À la Guyane française, dont nous avons maintenant à dire quelques mots, c’est une œuvre d’un autre genre qu’il s’agit d’accomplir. Là nous trouvons les races diverses mieux disposées à se fondre ensemble et à marcher, quoique toujours avec un peu de regret, vers la réforme sociale, qui rencontre tant de répugnances dans nos autres établissemens d’outre-mer. Mais ce fait une fois acquis à la civilisation qui commence, il faut songer à d’autres conquêtes ; et puisque le terrain de la Guyanne est bien près d’être déblayé des ruines du vieux régime colonial, il faut savoir tirer de ce terrain même, en de plus favorables circonstances, toutes les richesses qu’il peut donner ; il faut le livrer à une vaste et régulière exploitation qui lui a toujours manqué : on serait inexcusable de méconnaître tous les avantages naturels dont il peut se prévaloir, sa position topographique, son étendue qui n’est pas même encore limitée au midi, la fertilité de son sol vierge en grande partie ; enfin, la salubrité de son climat, n’en déplaise à toutes les préventions contraires, un peu vieilles aujourd’hui. La lutte doit commencer, dans cette région, entre l’homme et la nature, puisque chaque jour les inimitiés s’y éteignent de plus en plus entre l’homme et son semblable.

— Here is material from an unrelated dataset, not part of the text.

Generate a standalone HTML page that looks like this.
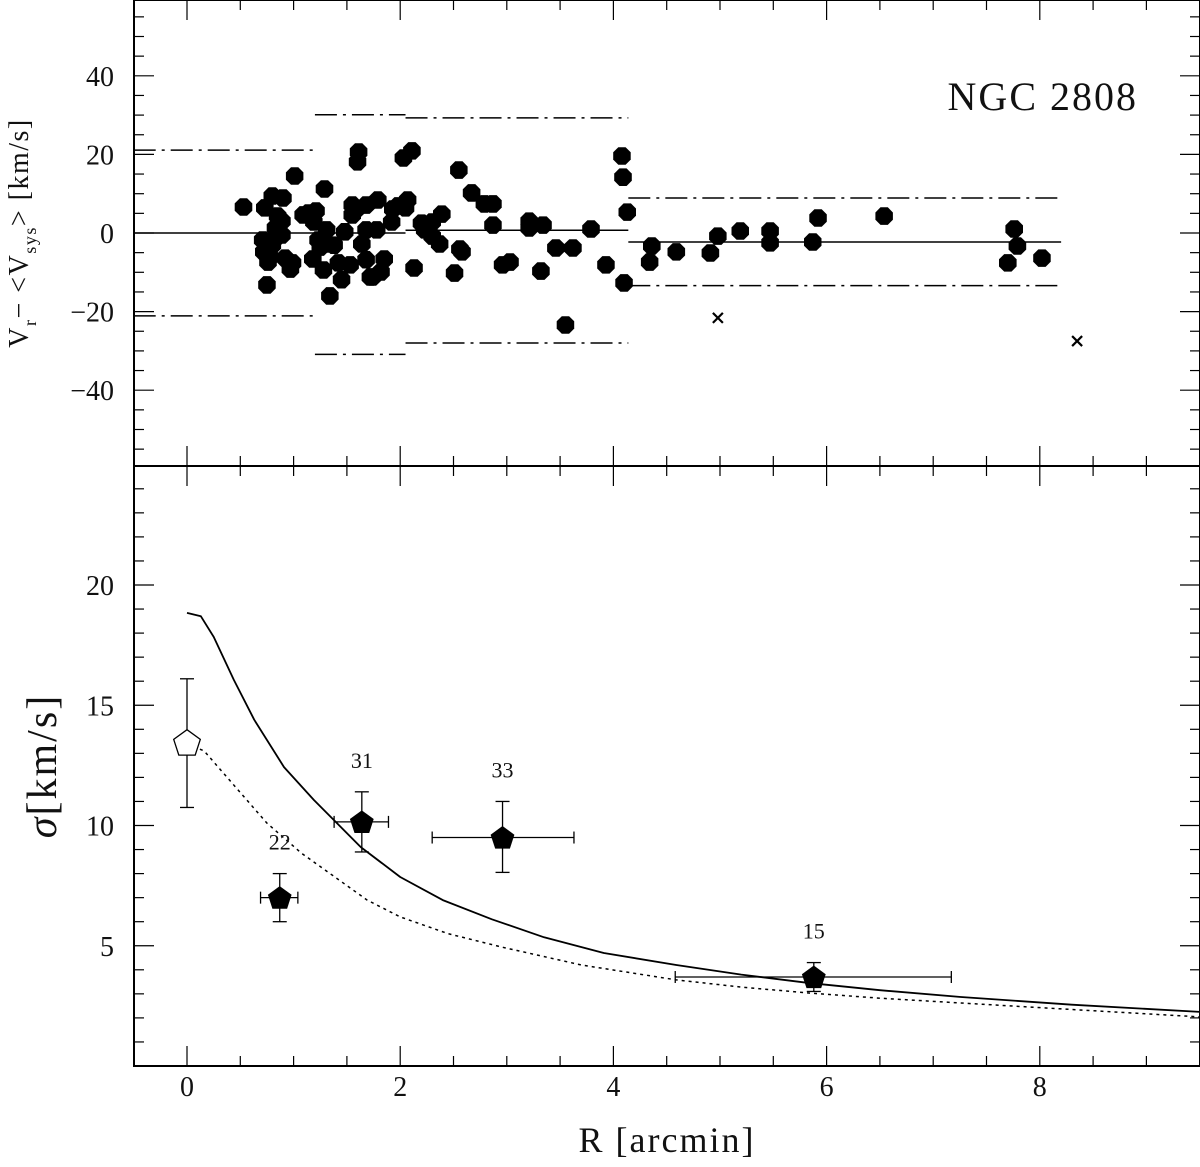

La population totale de la Guyane française, au 31 décembre 1836, s’élevait à 23,361 individus, dont 6,656 libres et 16,705 esclaves. Parmi les libres, les blancs ne comptaient que pour environ 1,100 : le reste était de couleur, et l’on y comprenait 1,440 affranchis de la fin de 1830 au 1er décembre 1837, parmi lesquels ne sont portés officiellement que 293 patronés ; on y comprenait également 514 noirs de traite, libérés en principe par la loi du 4 mars 1831, et réunis dans un établissement de colonisation, sur les bords de la Mana, pour y être préparés, par le travail et une bonne discipline morale, à la liberté dont ils doivent jouir définitivement en 1838.